Rather than being bitter about judgements and remarks from others (specifically the bias of the players she was writing about), she combatted them with humor. She laughs at how weird she must have looked to players, some of whom would quickly sign an autograph on her notepad before she could explain who she was. Others, probably hyped up on post-workout and definitely hyped up on testosterone, hit on her.

“I would say, ‘Now, your mother didn’t teach you to talk like that,’” Visser said.

Visser’s appreciation for sports runs deep. She dresses up as Celtics’ Sam Jones every year for Halloween to this day, no matter where she lives.

“Sam still calls me before Halloween and says ‘please Lesley, you’re 65 years old,’ and I say ‘too bad!’” Visser said.

She is impressed with the courage it takes to put it all out there and has respect for anyone who takes the court in any sport because their skin is made translucent by probing lights, and faults enhanced under the glare of spectators.
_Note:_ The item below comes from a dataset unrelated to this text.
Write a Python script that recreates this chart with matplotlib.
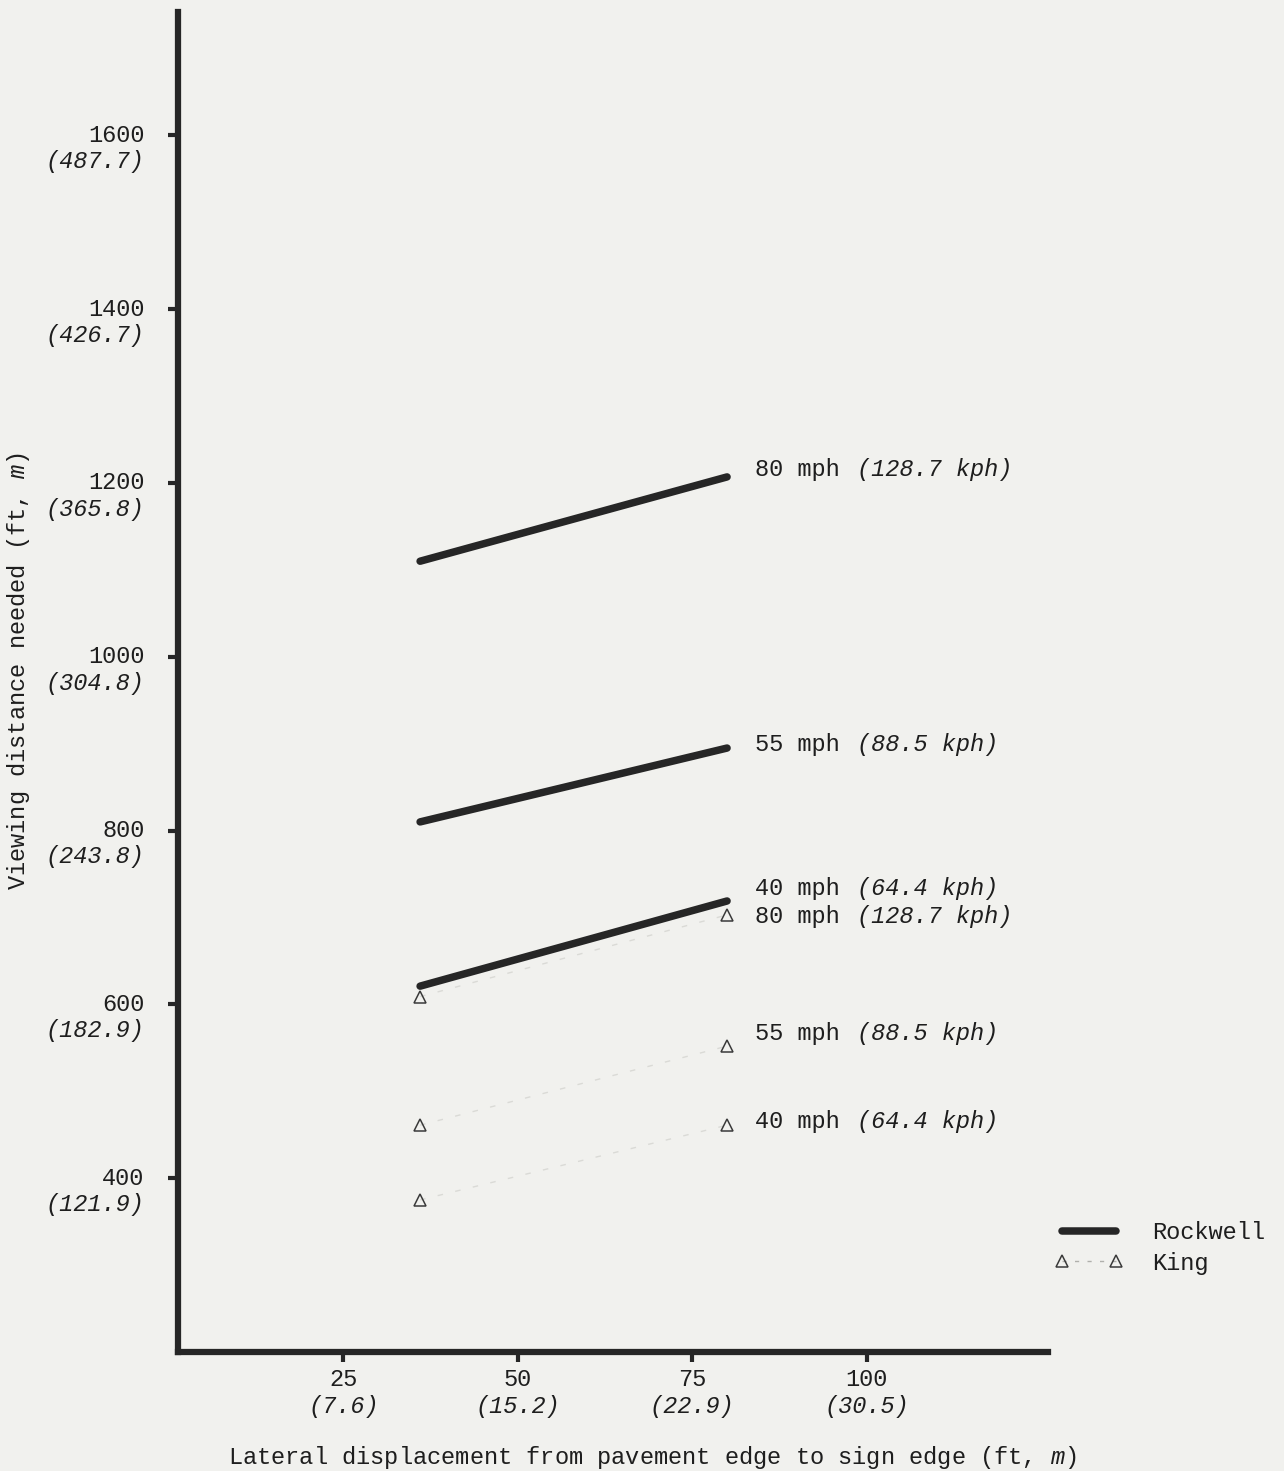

On the court, everyone can see an athlete for who they are—playing a sport is opting for scrutiny, to be put under the strongest microscope or the most accurate lie-detector.

“There are a lot of jobs you can hide behind the desk, or behind a piece of paper,” Visser said. “But in sports nobody cares who your father is or how much money your mother has. You either hit the jumper or you don’t. You can have all the money in the world but that doesn’t mean you make the team.”

When describing what she finds most impressive about Visser, Smith pointed again to the fairness and grace with which she upholds herself. She is able to navigate the locker rooms of losing teams, and fiery situations with coaches. Because she was given chances in her life, she makes it her priority to give everyone a chance to tell their story. Sports are the business of underdogs—the only “even playing fields” in this world are even playing fields. So, Visser the underdog made her career writing about what she knows.

“My favorite day of the year is the semis of the Final Four,” Visser said. “Because everyone has a chance.”